Sunday, August 12, 2012

Pushing It

A tip to those begging money: don't scare me.


Woe is yard work.  Especially, work that involves anything sticky, pricky, sharp or dangerous.  This is the sort of work that I'm already in a bad mood to do before I even begin.  And this is where I was when I saw him.

He was passing on the sidewalk, at first talking with someone.  They split directions at the corner and he continued.  On the sidewalk, he changed his trajectory like a billiards ball hit obliquely by the queue ball to walk across my yard on an intercept path.  When this happens, "on edge" is what you'd use to describe me.  I braced myself.

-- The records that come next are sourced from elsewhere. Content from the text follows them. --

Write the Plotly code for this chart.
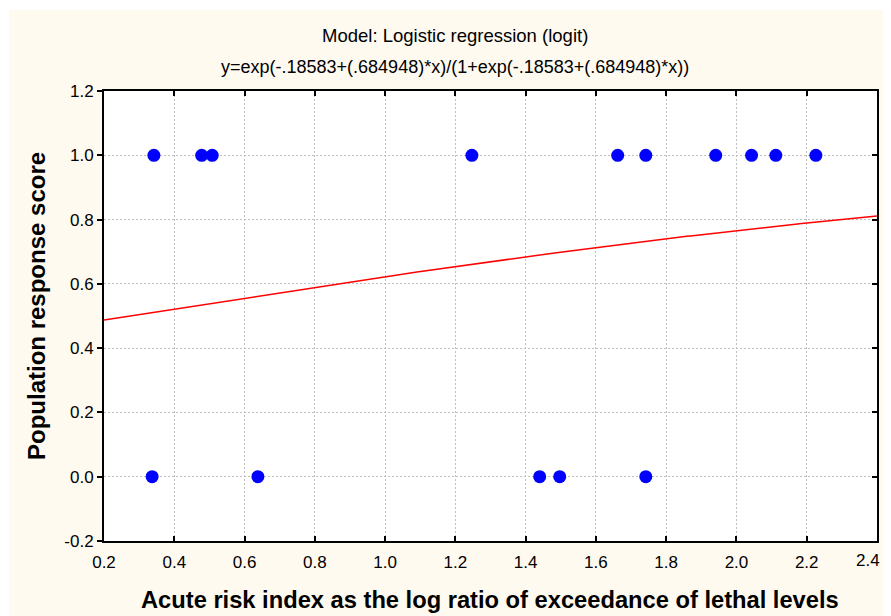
import numpy as np
import plotly.graph_objects as go

x_resp1 = [0.342, 0.478, 0.508, 1.247, 1.662, 1.742, 1.941, 2.043, 2.112, 2.226]
y_resp1 = [1.0] * len(x_resp1)
x_resp0 = [0.337, 0.638, 1.440, 1.497, 1.742]
y_resp0 = [0.0] * len(x_resp0)

# Model coefficients shown in the chart title
b0 = -0.18583
b1 = 0.684948
x_fit = np.linspace(0.2, 2.4, 200)
y_fit = np.exp(b0 + b1 * x_fit) / (1 + np.exp(b0 + b1 * x_fit))

x_ticks = [0.2, 0.4, 0.6, 0.8, 1.0, 1.2, 1.4, 1.6, 1.8, 2.0, 2.2, 2.4]
y_ticks = [-0.2, 0.0, 0.2, 0.4, 0.6, 0.8, 1.0, 1.2]
x_range = [0.2, 2.4]
y_range = [-0.2, 1.2]

# page body has an 8px margin; work in figure pixel coordinates
OFF = 8
W, H = 891 - OFF, 616 - OFF
ml, mr, mt = 104 - OFF, 14, 91 - OFF
mb = H - mt - 450
pw, ph = W - ml - mr, H - mt - mb

def px(xp):
    return (xp - OFF - ml) / pw

def py(yp):
    return 1 - (yp - OFF - mt) / ph

FONT = "Liberation Sans, Arial, sans-serif"
cream = "#fffaf0"
TICKFONT = 17

# last x tick label drawn as an annotation so it stays inside the visible page
x_ticktext = [f"{v:.1f}" for v in x_ticks]
last_label = x_ticktext[-1]
x_ticktext[-1] = ""

fig = go.Figure()
fig.add_trace(go.Scatter(x=x_fit, y=y_fit, mode="lines", yaxis="y2",
                         line=dict(color="#ff0000", width=1.5),
                         hoverinfo="skip", showlegend=False))
fig.add_trace(go.Scatter(x=x_resp1 + x_resp0, y=y_resp1 + y_resp0, mode="markers",
                         marker=dict(color="#0000ff", size=13, symbol="circle"),
                         showlegend=False))

fig.update_layout(
    width=W, height=H,
    autosize=False,
    margin=dict(l=ml, r=mr, t=mt, b=mb, autoexpand=False),
    paper_bgcolor=cream,
    plot_bgcolor="white",
    font=dict(family=FONT, color="black"),
    shapes=[
        dict(type="rect", xref="paper", yref="paper", x0=px(0), x1=px(9),
             y0=py(H + OFF + 5), y1=py(0), fillcolor="white", line_width=0, layer="below"),
        dict(type="rect", xref="paper", yref="paper", x0=px(0), x1=px(W + OFF + 5),
             y0=py(10), y1=py(0), fillcolor="white", line_width=0, layer="below"),
    ],
    annotations=[
        dict(text="Model: Logistic regression (logit)", xref="paper", yref="paper",
             x=px(455), y=py(36), showarrow=False, font=dict(size=18.5),
             xanchor="center", yanchor="middle"),
        dict(text="y=exp(-.18583+(.684948)*x)/(1+exp(-.18583+(.684948)*x))",
             xref="paper", yref="paper",
             x=px(455), y=py(67), showarrow=False, font=dict(size=18),
             xanchor="center", yanchor="middle"),
        dict(text="<b>Acute risk index as the log ratio of exceedance of lethal levels</b>",
             xref="paper", yref="paper", x=px(490), y=py(600), showarrow=False,
             font=dict(size=23.7), xanchor="center", yanchor="middle"),
        dict(text="<b>Population response score</b>", xref="paper", yref="paper",
             x=px(36), y=py(306), showarrow=False, textangle=-90,
             font=dict(size=24), xanchor="center", yanchor="middle"),
        dict(text=last_label, xref="x", yref="paper", x=x_ticks[-1], y=py(560),
             xanchor="right", yanchor="middle", xshift=5, showarrow=False,
             font=dict(size=TICKFONT)),
    ],
    yaxis2=dict(overlaying="y", side="right", range=y_range, tickvals=y_ticks,
                showticklabels=False, showgrid=False, zeroline=False,
                showline=True, linecolor="black", linewidth=2,
                ticks="inside", ticklen=5, tickwidth=1.5, tickcolor="black",
                automargin=False),
)

fig.update_xaxes(range=x_range, tickvals=x_ticks,
                 ticktext=x_ticktext, automargin=False,
                 showgrid=True, gridcolor="#c0c0c0", griddash="2px,2px", gridwidth=1,
                 showline=True, linecolor="black", linewidth=2, mirror="ticks",
                 ticks="inside", ticklen=5, tickwidth=1.5, tickcolor="black",
                 ticklabelstandoff=5,
                 tickfont=dict(size=TICKFONT), zeroline=False)
fig.update_layout(yaxis=dict(range=y_range, tickvals=y_ticks,
                 ticktext=[f"{v:.1f}" for v in y_ticks], automargin=False,
                 showgrid=True, gridcolor="#c0c0c0", griddash="2px,2px", gridwidth=1,
                 showline=True, linecolor="black", linewidth=2, mirror=False,
                 ticks="outside", ticklen=5, tickwidth=1.5, tickcolor="black",
                 tickfont=dict(size=TICKFONT), zeroline=False))

fig.write_html("out.html")
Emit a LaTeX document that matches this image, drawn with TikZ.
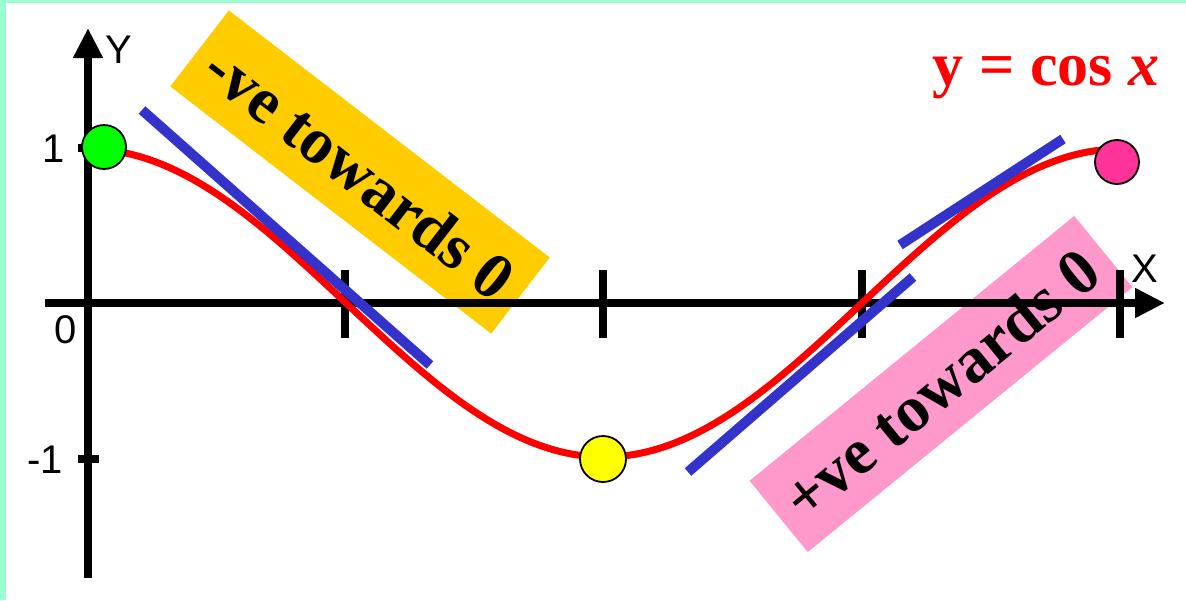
\documentclass[tikz,border=0pt]{standalone}
\usepackage{fontspec}
\setmainfont{Liberation Serif}
\setsansfont{Liberation Sans}
\usetikzlibrary{arrows.meta}
\definecolor{bordergreen}{RGB}{153,255,204}
\definecolor{boxyellow}{RGB}{255,204,0}
\definecolor{boxpink}{RGB}{255,153,204}
\definecolor{tanblue}{RGB}{51,51,204}
\definecolor{dotpink}{RGB}{255,51,153}
\definecolor{dotgreen}{RGB}{0,255,0}
\definecolor{dotyellow}{RGB}{255,255,0}
\tikzset{
  axisline/.style={line width=8pt, black},
  ticks/.style={line width=8pt, black},
  tangent/.style={line width=10pt, tanblue},
  curveline/.style={line width=7pt, red},
  dot/.style={circle, draw=black, line width=1.8pt, minimum size=#1, inner sep=0pt},
  axlabel/.style={font=\sffamily\fontsize{40}{40}\selectfont, inner sep=0pt, anchor=base},
  notebox/.style={font=\bfseries\fontsize{65}{65}\selectfont, inner sep=0pt, text=black}
}
\begin{document}
\begin{tikzpicture}[x=1pt,y=-1pt]
\useasboundingbox (0,0) rectangle (1186,600);
\fill[white] (0,0) rectangle (1186,600);
\fill[bordergreen] (0,0) rectangle (1186,3);
\fill[bordergreen] (0,0) rectangle (6,600);

% boxes
\node[notebox, fill=boxyellow, minimum width=405pt, minimum height=96pt, rotate=-37.6] (neg) at (360,172) {-ve towards 0};
\node[notebox, fill=boxpink, minimum width=419pt, minimum height=92pt, rotate=39.2] (pos) at (941,384) {+ve towards 0};

% axes
\coordinate (ybot) at (88,578);
\coordinate (ytop) at (88,28);
\coordinate (xleft) at (45,303);
\coordinate (xright) at (1165,303);
\draw[axisline, -{Triangle[length=30pt,width=28pt]}] (ybot) -- (ytop);
\draw[axisline, -{Triangle[length=30pt,width=28pt]}] (xleft) -- (xright);
\foreach \t in {345,603,862,1120} \draw[ticks] (\t,270) -- (\t,338);
\draw[ticks] (78,148) -- (92,148);
\draw[ticks] (78,459) -- (99,459);

% labels
\node[axlabel] (ly) at (119,63) {Y};
\node[axlabel] (lx) at (1145,282) {X};
\node[axlabel] (l1) at (54,162) {1};
\node[axlabel] (l0) at (66,343) {0};
\node[axlabel] (lm1) at (45,473) {-1};

% curve
\draw[curveline] plot[domain=104:1117, samples=250] (\x, {303-154*cos(0.348837*(\x-88))});

% tangents
\draw[tangent] (142,110) -- (430,365);
\draw[tangent] (688,472) -- (913,277);
\draw[tangent] (900,245) -- (1063,139);

% dots
\node[dot=44pt, fill=dotgreen] (g) at (104,147) {};
\node[dot=46pt, fill=dotyellow] (yl) at (603,459) {};
\node[dot=44pt, fill=dotpink] (p) at (1117,162) {};

% title
\node[font=\bfseries\fontsize{62}{62}\selectfont, text=red, inner sep=0pt, anchor=base] (title) at (1046,85) {y = cos \textit{x}};
\end{tikzpicture}
\end{document}
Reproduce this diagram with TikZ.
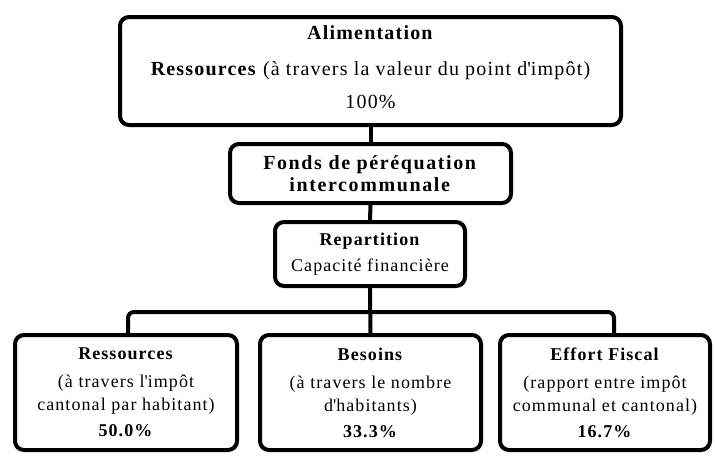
\documentclass[tikz,border=0pt]{standalone}
\usepackage{fontspec}
\setmainfont[LetterSpace=6]{Liberation Serif}
\newcommand{\apos}{\textquotesingle}
\begin{document}
\begin{tikzpicture}[x=1pt,y=-1pt,
  box/.style={draw=black,line width=4pt,rounded corners=9pt,fill=white,inner sep=0pt,align=center,anchor=center},
  conn/.style={draw=black,line width=4pt},
  big/.style={font=\fontsize{20}{24}\selectfont},
  small/.style={font=\fontsize{18}{22}\selectfont}]
\useasboundingbox (0,0) rectangle (715,456);
\node[box,minimum width=501,minimum height=108] (top) at (370.5,71) {};
\node[big,align=center,inner sep=0pt] (toptext) at (370.5,67)
  {\textbf{Alimentation}\\[12pt]\textbf{Ressources} (à travers la valeur du point d\apos impôt)\\[9pt]100\%};
\node[box,big,minimum width=281,minimum height=59] (fonds) at (370.5,173.5)
  {\textbf{\addfontfeature{LetterSpace=8}Fonds de péréquation}\\[-2pt]\textbf{\addfontfeature{LetterSpace=8}intercommunale}};
\node[box,small,minimum width=190,minimum height=64] (rep) at (370,254)
  {\textbf{Repartition}\\[4pt]Capacité financière};
\node[box,small,minimum width=222,minimum height=115] (L) at (126,392.5)
  {\textbf{Ressources}\\[6pt](à travers l\apos impôt\\[1pt]cantonal par habitant)\\[4pt]\textbf{50.0\%}};
\node[box,small,minimum width=221,minimum height=115] (M) at (370.5,392.5)
  {\textbf{Besoins}\\[6pt](à travers le nombre\\[1pt]d\apos habitants)\\[4pt]\textbf{33.3\%}};
\node[box,small,minimum width=210,minimum height=115] (R) at (605,392.5)
  {\textbf{Effort Fiscal}\\[6pt](rapport entre impôt\\[1pt]communal et cantonal)\\[4pt]\textbf{16.7\%}};
\coordinate (busL) at (128,312);
\coordinate (busR) at (614,312);
\draw[conn] (top.south) -- (fonds.north);
\draw[conn] (fonds.south) -- (rep.north);
\draw[conn] (rep.south) -- (M.north);
\draw[conn,rounded corners=6pt] (busL |- L.north) -- (busL) -- (busR) -- (busR |- R.north);
\end{tikzpicture}
\end{document}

The man stood too close for comfort.  With alcohol enhanced breath, he was in my space and it was doing a number on my nervous system.  Electric fear pulsed through my body, which was caught in a power struggle with some reptilian part of my brain in the fight, flight or freeze response.

He asked for money.

He asked for a cigarette.

He asked if there was anyone in the house that smoked.

He asked to talk to them.

I just wanted him away from me, away from my home so I could breathe again.  I was telling him whatever seemed the most sure way to get rid of him, except... I couldn't bring myself to lie.

I refused him money.  I told him I don't smoke.  I told him that my "husband" smokes; and when he asked to talk to him, I told the man that he wasn't home.  He was persistent.  He wanted something; it seemed like anything would have done.  Suddenly, he decided he should leave in case my husband got home and witnessed him with me.

What?  What he was doing was unacceptable in the eyes of another man, but not for me alone?  Is this some weird, man-owns-"wife" paradigm?

This is arguably the crux of why women walking alone get harassed and women walking with men, on the whole, do not (get harassed by other men).  It seems that men find other men a challenge, some thing not to mess with, particularly when ascribing them ownership of the women they're with; whereas women alone are "fair game".

This mindset apparently has nothing to do with the concept that a woman might want or not want something and that that is important.  Crucial, in fact.  This is the mindset where women are things primarily, to be considered in relation to men, not independently.

Men (and sometimes women) seek and, all too often, push to receive.  Pushing: you are more likely to get what you want.  You are also more likely to get what you want from un- or less than willing parties who are often left feeling angry or scared or violated.  If this doesn't matter to you, there's a problem.